(Exercise instructions) Leaving out every picture, quote the data below exactly as it appears.

(Supplied data)
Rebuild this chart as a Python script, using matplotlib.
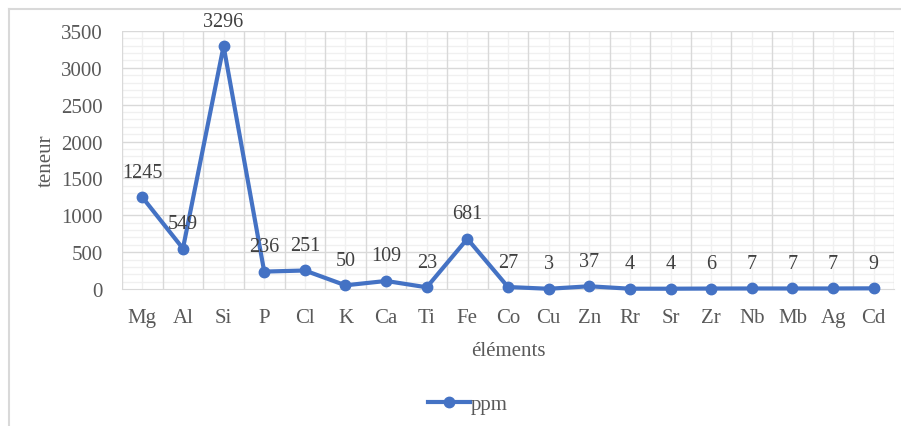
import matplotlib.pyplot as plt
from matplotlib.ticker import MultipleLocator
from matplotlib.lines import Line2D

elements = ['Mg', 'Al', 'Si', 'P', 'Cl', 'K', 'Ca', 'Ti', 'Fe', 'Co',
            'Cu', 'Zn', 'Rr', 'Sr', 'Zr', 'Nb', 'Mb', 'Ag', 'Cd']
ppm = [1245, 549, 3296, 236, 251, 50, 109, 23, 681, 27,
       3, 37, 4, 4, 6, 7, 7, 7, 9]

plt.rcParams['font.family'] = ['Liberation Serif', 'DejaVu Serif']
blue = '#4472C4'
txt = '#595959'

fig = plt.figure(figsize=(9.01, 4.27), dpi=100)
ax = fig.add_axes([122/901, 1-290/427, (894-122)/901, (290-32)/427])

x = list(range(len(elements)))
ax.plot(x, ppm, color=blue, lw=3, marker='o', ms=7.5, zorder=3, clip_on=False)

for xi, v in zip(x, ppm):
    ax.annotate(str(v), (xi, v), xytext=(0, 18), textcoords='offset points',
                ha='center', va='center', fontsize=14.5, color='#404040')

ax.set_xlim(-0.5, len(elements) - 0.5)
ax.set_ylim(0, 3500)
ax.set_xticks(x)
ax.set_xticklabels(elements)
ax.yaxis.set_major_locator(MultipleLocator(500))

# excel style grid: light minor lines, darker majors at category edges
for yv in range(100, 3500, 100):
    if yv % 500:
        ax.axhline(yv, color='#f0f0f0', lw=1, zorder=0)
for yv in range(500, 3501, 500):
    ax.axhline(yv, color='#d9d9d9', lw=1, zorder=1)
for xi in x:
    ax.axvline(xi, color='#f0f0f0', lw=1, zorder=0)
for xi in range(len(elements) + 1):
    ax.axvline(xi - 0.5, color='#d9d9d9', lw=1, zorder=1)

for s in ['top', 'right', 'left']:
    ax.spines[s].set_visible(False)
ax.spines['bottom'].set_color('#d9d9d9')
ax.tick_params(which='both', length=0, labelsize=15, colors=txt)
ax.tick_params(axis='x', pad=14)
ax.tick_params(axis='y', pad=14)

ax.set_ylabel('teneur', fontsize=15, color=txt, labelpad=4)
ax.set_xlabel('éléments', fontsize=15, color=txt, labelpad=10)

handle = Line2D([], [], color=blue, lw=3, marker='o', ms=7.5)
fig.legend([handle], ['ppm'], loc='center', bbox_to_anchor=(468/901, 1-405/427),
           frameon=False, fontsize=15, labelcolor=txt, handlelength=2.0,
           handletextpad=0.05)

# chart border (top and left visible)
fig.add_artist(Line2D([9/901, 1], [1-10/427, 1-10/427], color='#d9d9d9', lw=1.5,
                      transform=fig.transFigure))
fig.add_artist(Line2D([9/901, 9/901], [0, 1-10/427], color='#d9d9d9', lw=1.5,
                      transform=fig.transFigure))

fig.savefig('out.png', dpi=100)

(Exercise result)
Rebuild this chart as a Python script, using matplotlib.
import matplotlib.pyplot as plt
from matplotlib.ticker import MultipleLocator
from matplotlib.lines import Line2D

elements = ['Mg', 'Al', 'Si', 'P', 'Cl', 'K', 'Ca', 'Ti', 'Fe', 'Co',
            'Cu', 'Zn', 'Rr', 'Sr', 'Zr', 'Nb', 'Mb', 'Ag', 'Cd']
ppm = [1245, 549, 3296, 236, 251, 50, 109, 23, 681, 27,
       3, 37, 4, 4, 6, 7, 7, 7, 9]

plt.rcParams['font.family'] = ['Liberation Serif', 'DejaVu Serif']
blue = '#4472C4'
txt = '#595959'

fig = plt.figure(figsize=(9.01, 4.27), dpi=100)
ax = fig.add_axes([122/901, 1-290/427, (894-122)/901, (290-32)/427])

x = list(range(len(elements)))
ax.plot(x, ppm, color=blue, lw=3, marker='o', ms=7.5, zorder=3, clip_on=False)

for xi, v in zip(x, ppm):
    ax.annotate(str(v), (xi, v), xytext=(0, 18), textcoords='offset points',
                ha='center', va='center', fontsize=14.5, color='#404040')

ax.set_xlim(-0.5, len(elements) - 0.5)
ax.set_ylim(0, 3500)
ax.set_xticks(x)
ax.set_xticklabels(elements)
ax.yaxis.set_major_locator(MultipleLocator(500))

# excel style grid: light minor lines, darker majors at category edges
for yv in range(100, 3500, 100):
    if yv % 500:
        ax.axhline(yv, color='#f0f0f0', lw=1, zorder=0)
for yv in range(500, 3501, 500):
    ax.axhline(yv, color='#d9d9d9', lw=1, zorder=1)
for xi in x:
    ax.axvline(xi, color='#f0f0f0', lw=1, zorder=0)
for xi in range(len(elements) + 1):
    ax.axvline(xi - 0.5, color='#d9d9d9', lw=1, zorder=1)

for s in ['top', 'right', 'left']:
    ax.spines[s].set_visible(False)
ax.spines['bottom'].set_color('#d9d9d9')
ax.tick_params(which='both', length=0, labelsize=15, colors=txt)
ax.tick_params(axis='x', pad=14)
ax.tick_params(axis='y', pad=14)

ax.set_ylabel('teneur', fontsize=15, color=txt, labelpad=4)
ax.set_xlabel('éléments', fontsize=15, color=txt, labelpad=10)

handle = Line2D([], [], color=blue, lw=3, marker='o', ms=7.5)
fig.legend([handle], ['ppm'], loc='center', bbox_to_anchor=(468/901, 1-405/427),
           frameon=False, fontsize=15, labelcolor=txt, handlelength=2.0,
           handletextpad=0.05)

# chart border (top and left visible)
fig.add_artist(Line2D([9/901, 1], [1-10/427, 1-10/427], color='#d9d9d9', lw=1.5,
                      transform=fig.transFigure))
fig.add_artist(Line2D([9/901, 9/901], [0, 1-10/427], color='#d9d9d9', lw=1.5,
                      transform=fig.transFigure))

fig.savefig('out.png', dpi=100)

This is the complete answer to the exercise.